Les mûres ont un goût de mois d’août

Rondelettes, noires, un peu molles, elles sont prêtes à être dégustées. On les cueille au fond du jardin, le récipient accroché à la ceinture, la canne d’Emma dans la main gauche pour écarter les ronces sans se piquer. Leur saveur imprègne la bouche jusqu’à rendre le fond du palais pâteux; leur teinte est violette sur les dents et sur les doigts. La mûre a un goût si condensé qu’elle ne peut pas être qu’une simple baie de fin d’été. Le petit fruit si rustique raconte beaucoup d’histoires.
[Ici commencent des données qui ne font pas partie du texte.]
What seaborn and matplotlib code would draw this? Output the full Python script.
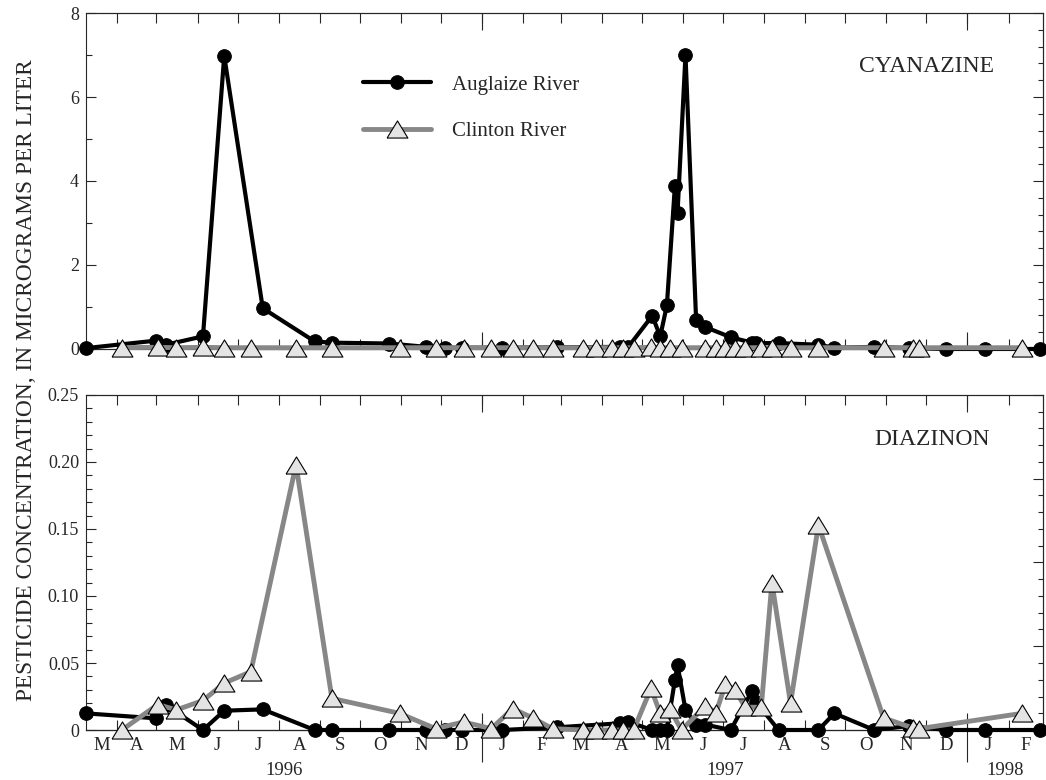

Il dit les fins d’après-midi au fond du jardin potager de grand-maman Odile, la confiture intense qui rappelle le mois d’août au cœur de l’hiver quand elle s’étale sur le pain un dimanche matin, le gâteau sans acidité mais trop de douceur, les fins de vacances, la nostalgie des prés aux herbes trop hautes, les mirabelles qui doivent être mûres elles aussi au verger. Prendre une mûre bien noire entre le doigts, estimer sa souplesse, l’écraser avec la langue contre le palais, juger du sucre dans le jus qui s’écoule le long des papilles, réentendre grand-maman, la revoir s’essuyer les mains à son tablier, son sourire si rassurant, toucher à cette éternité.